Не подачки на бедность, не бессмысленные в условиях беспощадной инфляции прибавки к зарплате, не новые заплаты на старые, а доступное всем товарное изобилие, дающее народу возможность познакомиться с рынком в ситуации благополучия, а не обнищания.
Продовольствия больше, чем достаточно — и в Америке, и в Европе. Даже Пентагон готов не только выделить из своего бюджета миллиард долларов для товарного щита, но и предоставить для этого военно-транспортные самолеты, когда-то — во времена советской блокады — прокормившие Берлин. А где же российские военные? Где ваша военно-транспортная авиация? Где организационный штаб товарного щита в российском правительстве? Где стратегия его реализации?
Нет спора, съедят и износят все это быстро. Может, и за год. Но какой это будет год! Тот, что откладывался с начала Перестройки. Именно из страха перед болевым шоком откладывался. И насколько же легче будет вам в этот грозный год иметь дело с народом, воспрянувшим и почувствовавшим вашу заботу, нежели с деморализованными и уставшими от беспросветности и разочарований массами, которые неминуемо окажутся легкой добычей для реваншистов.

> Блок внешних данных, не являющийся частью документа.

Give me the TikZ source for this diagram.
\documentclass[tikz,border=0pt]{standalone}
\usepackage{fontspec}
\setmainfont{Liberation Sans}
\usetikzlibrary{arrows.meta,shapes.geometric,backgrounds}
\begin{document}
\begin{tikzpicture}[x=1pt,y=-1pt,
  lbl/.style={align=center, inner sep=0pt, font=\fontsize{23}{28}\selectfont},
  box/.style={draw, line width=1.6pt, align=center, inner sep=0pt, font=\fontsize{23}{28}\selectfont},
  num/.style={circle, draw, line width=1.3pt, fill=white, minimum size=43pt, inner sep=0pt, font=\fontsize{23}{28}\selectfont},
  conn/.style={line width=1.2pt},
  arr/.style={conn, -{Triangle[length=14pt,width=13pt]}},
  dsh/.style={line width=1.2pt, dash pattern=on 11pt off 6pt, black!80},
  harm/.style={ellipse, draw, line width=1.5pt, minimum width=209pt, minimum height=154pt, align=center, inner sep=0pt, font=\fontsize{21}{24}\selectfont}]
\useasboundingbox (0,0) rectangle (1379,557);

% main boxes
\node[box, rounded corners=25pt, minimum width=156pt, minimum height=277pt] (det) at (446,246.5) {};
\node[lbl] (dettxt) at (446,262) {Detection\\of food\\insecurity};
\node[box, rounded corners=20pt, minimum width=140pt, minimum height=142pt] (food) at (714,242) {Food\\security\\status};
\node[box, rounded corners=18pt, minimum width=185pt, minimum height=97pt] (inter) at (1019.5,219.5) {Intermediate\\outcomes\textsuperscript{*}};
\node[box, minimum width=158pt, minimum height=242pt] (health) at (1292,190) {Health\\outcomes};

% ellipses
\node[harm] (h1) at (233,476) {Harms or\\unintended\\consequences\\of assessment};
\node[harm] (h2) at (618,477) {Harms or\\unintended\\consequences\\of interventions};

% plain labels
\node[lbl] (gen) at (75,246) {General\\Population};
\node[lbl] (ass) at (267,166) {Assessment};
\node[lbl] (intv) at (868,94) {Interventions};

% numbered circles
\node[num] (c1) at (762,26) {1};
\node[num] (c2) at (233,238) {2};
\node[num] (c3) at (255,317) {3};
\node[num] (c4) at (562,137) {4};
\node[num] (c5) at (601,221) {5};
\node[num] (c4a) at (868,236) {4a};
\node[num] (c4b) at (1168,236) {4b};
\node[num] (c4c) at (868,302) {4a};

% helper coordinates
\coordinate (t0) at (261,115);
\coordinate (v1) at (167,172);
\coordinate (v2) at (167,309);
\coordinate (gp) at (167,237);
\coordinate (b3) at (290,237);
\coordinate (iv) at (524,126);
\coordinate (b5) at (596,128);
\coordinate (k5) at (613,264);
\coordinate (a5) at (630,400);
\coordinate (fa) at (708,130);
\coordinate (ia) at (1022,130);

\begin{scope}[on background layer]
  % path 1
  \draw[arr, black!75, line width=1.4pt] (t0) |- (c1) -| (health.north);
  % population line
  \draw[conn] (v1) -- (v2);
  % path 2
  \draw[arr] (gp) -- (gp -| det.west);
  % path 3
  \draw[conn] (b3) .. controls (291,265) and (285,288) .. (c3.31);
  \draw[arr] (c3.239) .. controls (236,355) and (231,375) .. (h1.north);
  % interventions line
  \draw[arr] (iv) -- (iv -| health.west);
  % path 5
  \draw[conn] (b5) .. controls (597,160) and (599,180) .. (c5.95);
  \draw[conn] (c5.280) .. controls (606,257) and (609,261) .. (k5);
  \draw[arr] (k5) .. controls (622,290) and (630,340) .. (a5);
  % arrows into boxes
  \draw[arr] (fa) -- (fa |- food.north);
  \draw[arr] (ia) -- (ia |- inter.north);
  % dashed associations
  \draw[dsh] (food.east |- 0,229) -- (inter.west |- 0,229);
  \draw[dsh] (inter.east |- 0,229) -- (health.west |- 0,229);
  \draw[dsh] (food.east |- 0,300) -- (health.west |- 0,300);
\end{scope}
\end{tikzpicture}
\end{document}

Даже сегодня еще не поздно. С военными еще можно договориться. С Западом тем более, он готов помогать. Штаб товарного щита от нищеты еще может создан. Нужна лишь политическая воля.
Не слушайте благополучных бюрократов, убеждающих вас, что нашему народу не грех и поголодать, и подтянуть пояса на годик-другой, будет, мол, только на пользу, научатся вертеться.

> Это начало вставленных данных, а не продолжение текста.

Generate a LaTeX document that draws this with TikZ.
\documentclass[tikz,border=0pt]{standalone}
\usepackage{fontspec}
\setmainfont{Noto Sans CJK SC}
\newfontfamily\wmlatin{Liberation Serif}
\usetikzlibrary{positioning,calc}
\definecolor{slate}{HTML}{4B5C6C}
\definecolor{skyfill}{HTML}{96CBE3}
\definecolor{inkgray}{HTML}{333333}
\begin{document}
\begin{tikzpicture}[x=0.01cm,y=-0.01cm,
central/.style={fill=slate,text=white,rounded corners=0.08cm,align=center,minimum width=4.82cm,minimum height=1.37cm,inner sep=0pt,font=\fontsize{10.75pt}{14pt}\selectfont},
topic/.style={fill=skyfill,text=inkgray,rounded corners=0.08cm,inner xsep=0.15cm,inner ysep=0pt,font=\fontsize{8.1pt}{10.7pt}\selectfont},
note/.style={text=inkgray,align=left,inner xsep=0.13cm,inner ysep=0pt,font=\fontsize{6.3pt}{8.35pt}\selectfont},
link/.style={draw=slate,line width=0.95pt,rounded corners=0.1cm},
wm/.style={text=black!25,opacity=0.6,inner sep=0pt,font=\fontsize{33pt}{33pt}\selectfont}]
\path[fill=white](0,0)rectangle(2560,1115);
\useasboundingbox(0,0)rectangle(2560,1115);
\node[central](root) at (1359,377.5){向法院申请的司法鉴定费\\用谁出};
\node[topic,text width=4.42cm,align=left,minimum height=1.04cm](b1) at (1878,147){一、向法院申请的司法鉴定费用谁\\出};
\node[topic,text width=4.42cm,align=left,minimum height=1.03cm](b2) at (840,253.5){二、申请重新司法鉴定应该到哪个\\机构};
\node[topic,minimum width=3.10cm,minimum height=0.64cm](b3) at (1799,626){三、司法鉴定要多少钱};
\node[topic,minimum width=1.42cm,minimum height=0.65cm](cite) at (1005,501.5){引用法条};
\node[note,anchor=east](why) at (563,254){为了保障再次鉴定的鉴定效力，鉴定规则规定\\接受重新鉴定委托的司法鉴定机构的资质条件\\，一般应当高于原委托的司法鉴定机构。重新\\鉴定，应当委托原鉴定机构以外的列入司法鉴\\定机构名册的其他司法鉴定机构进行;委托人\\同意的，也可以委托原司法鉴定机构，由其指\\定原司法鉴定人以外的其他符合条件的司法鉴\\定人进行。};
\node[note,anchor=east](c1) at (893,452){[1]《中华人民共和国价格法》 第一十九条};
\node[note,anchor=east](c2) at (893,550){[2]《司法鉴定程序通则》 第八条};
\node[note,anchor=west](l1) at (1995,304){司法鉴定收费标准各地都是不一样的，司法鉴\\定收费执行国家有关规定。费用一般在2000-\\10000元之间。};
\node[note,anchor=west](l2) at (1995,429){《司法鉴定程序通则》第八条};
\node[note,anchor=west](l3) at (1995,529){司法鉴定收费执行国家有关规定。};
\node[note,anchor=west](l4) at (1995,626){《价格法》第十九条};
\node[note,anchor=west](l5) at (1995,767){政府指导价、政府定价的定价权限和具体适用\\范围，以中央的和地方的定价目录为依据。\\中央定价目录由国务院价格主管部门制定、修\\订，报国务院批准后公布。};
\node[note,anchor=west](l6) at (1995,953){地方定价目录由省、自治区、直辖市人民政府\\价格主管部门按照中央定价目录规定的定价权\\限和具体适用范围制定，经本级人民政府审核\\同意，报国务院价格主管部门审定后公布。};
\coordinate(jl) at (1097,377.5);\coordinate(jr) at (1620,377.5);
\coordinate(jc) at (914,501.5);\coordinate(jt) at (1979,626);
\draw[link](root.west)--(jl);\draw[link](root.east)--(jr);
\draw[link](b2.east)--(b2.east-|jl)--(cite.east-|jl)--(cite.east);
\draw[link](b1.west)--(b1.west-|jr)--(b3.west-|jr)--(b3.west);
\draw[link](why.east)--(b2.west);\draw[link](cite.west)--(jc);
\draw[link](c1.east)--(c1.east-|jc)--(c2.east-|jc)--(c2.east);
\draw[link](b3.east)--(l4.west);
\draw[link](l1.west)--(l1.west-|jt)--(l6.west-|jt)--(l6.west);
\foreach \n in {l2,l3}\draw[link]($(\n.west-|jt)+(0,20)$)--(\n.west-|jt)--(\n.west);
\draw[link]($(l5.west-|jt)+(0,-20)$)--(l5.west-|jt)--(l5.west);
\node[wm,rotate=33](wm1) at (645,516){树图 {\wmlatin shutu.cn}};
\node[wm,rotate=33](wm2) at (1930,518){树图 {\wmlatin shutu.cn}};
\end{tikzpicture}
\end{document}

С надеждой на вашу государственную мудрость.
Александр Янов».
Много чего еще после этого было. Неизвестно, как разыскал меня Сергей Юшенков, руководивший в Верховном Совете фракцией радикальных демократов. Оказалось, что фракция единогласно проголосовала за то, чтобы пост премьер-министра в своем «теневом правительстве» предложить… мне. Не согласиться было бы глупо. Позиция давала мне, по крайней мере, пусть минимальную, но все-таки возможность сопротивляться наступлению национал-патриотов. В том, что после «реформы без анестезии» Перестройку с ее духом свободы мы проиграли, сомнений у меня больше не было. Но уйти с арены без сопротивления было стыдно — перед будущими поколениями. А в том, что они, эти будущие поколения, еще будут, сомнений у меня не было тоже. Слишком хорошо знал я историю России.
Пусть ей теперь суждено пройти до дна горечь и ужас наци-онал-патриотического унижения и противостояния с миром. Но придет новая Перестройка с новым духом свободы — и ее участникам понадобится опыт нашего Сопротивления, в том числе опыт моей погибшей идеи. Ведь нынешняя зима оставит после себя Россию еще более растерзанную, чем советская. И на что, кроме нашего опыта, смогут опереться наши наследники?